Öğrencilerin engellemelere rağmen geri adım atmayacağını ifade eden Brownlee, şunları söyledi:
“Görüyorsunuz ki tutuklamalara rağmen halen geri geliyorlar. Sadece daha fazla öğrenci katılmakla kalmıyor, aynı zamanda ülkenin her yerinde daha fazla kamp kuruluyor. Columbia ile başladı, şimdi Pensilvanya’da kamplar var, Yale’de kamplar var, Arizona’da üniversite kampüslerinde kamplar kuruluyor.”
Brownlee, ABD polisinin müdahil olmasıyla öğrenciler üzerine artan baskının protestoların ivme kazanmasını hızlandıracağı görüşünde olduğunu paylaştı.
ABD’nin İsrail’in Gazze’de uyguladığı “soykırıma” destek verdiğini dile getiren Brownlee, “Bu yüzden ülkemi sorumlu tutuyorum ve buna kendimle başlıyorum.

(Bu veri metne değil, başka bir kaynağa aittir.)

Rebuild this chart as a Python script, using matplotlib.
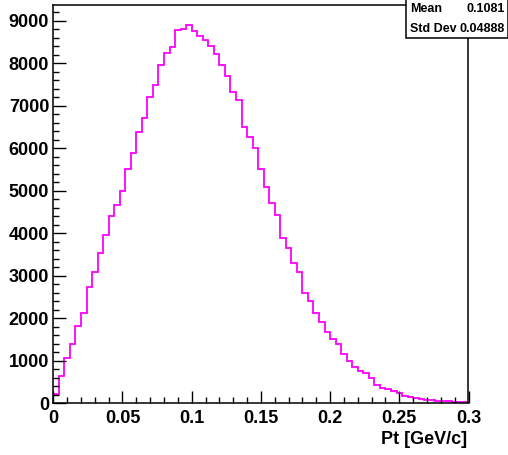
import numpy as np
import matplotlib
matplotlib.use("Agg")
import matplotlib.pyplot as plt
from matplotlib.patches import Rectangle
from matplotlib.ticker import MultipleLocator

# histogram: 75 bins of 0.004 GeV/c from 0 to 0.3
x_min, x_max, n_bins = 0.0, 0.3, 75
counts = [211, 650, 1060, 1400, 1830, 2135, 2742, 3086, 3539, 3969,
          4398, 4656, 5000, 5508, 5898, 6375, 6711, 7211, 7492, 7955,
          8252, 8373, 8788, 8800, 8889, 8753, 8650, 8553, 8412, 8224,
          7948, 7695, 7320, 7133, 6508, 6258, 6016, 5515, 5086, 4711,
          4437, 3898, 3664, 3312, 3078, 2601, 2414, 2118, 1918, 1685,
          1502, 1392, 1150, 1000, 852, 751, 704, 587, 437, 352,
          336, 282, 235, 164, 148, 117, 94, 78, 70, 60,
          54, 47, 40, 30, 25]
stat_names = ["Mean", "Std Dev"]
stat_values = ["0.1081", "0.04888"]
x_title = "Pt [GeV/c]"

edges = np.linspace(x_min, x_max, n_bins + 1)

W, H = 508, 455
fig = plt.figure(figsize=(W / 100, H / 100), dpi=100)
ax = fig.add_axes([53.3 / W, 1 - 403.3 / H, (468.5 - 53.3) / W, (403.3 - 5) / H])

ax.stairs(counts, edges, baseline=0, color="#ff00ff", linewidth=1.3)

ax.set_xlim(x_min, x_max)
ax.set_ylim(0, 9370)

ax.xaxis.set_major_locator(MultipleLocator(0.05))
ax.xaxis.set_minor_locator(MultipleLocator(0.01))
ax.yaxis.set_major_locator(MultipleLocator(1000))
ax.yaxis.set_minor_locator(MultipleLocator(200))
ax.xaxis.set_major_formatter(plt.FuncFormatter(lambda v, p: f"{v:g}"))

ax.tick_params(which="both", direction="in", top=False, right=False, width=1)
ax.tick_params(which="major", length=9)
ax.tick_params(which="minor", length=4.5)
ax.tick_params(axis="x", pad=4.5)
ax.tick_params(axis="y", pad=3)
for lab in ax.get_xticklabels() + ax.get_yticklabels():
    lab.set_fontfamily("Liberation Sans")
    lab.set_fontweight("bold")
    lab.set_fontsize(13)
for s in ax.spines.values():
    s.set_linewidth(1.1)

fig.text(467 / W, 1 - 440 / H, x_title, ha="right", va="center",
         fontfamily="Liberation Sans", fontweight="bold", fontsize=13)

# stats box in the top right corner
box = Rectangle((406 / W, 1 - 37.7 / H), (507.5 - 406) / W, 40 / H,
                transform=fig.transFigure, facecolor="white",
                edgecolor="black", linewidth=1.1, zorder=5)
fig.add_artist(box)
rows_y = [9.5, 28.5]
for name, val, yy in zip(stat_names, stat_values, rows_y):
    fig.text(410 / W, 1 - yy / H, name, ha="left", va="center",
             fontfamily="Liberation Sans", fontweight="bold", fontsize=9, zorder=6)
    fig.text(505 / W, 1 - yy / H, val, ha="right", va="center",
             fontfamily="Liberation Sans", fontweight="bold", fontsize=9, zorder=6)

fig.savefig("out.png", dpi=100)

Kendimi sorumlu tutuyorum, komşularımı, toplumumu sorumlu tutuyorum ve nihayetinde hükümetimi sorumlu tutuyorum, çünkü bombaların parasını onlar ödüyor ve bu bizim bombalarımız.” diye konuştu.
Brownlee, şöyle devam etti:
“ABD’de demokrasinin gerçekten var olduğundan emin değilim, çünkü biz insan kaçakçılığı üzerine kurulmuş bir ülkeydik, köle ticareti ABD’ye ilk yıllarında fayda sağladı ve tarihimizin bu yönüyle asla uzlaşamadık. Dolayısıyla bize demokrasi diyebilir miyim bilmiyorum ama tüm insanlığa duyduğum sevgiyle bu konulara dikkat çekmeliyim. Daha iyisini yapmamız gerektiğini söylemek için sesimi hükümetime, ülkeme yükseltmeliyim.”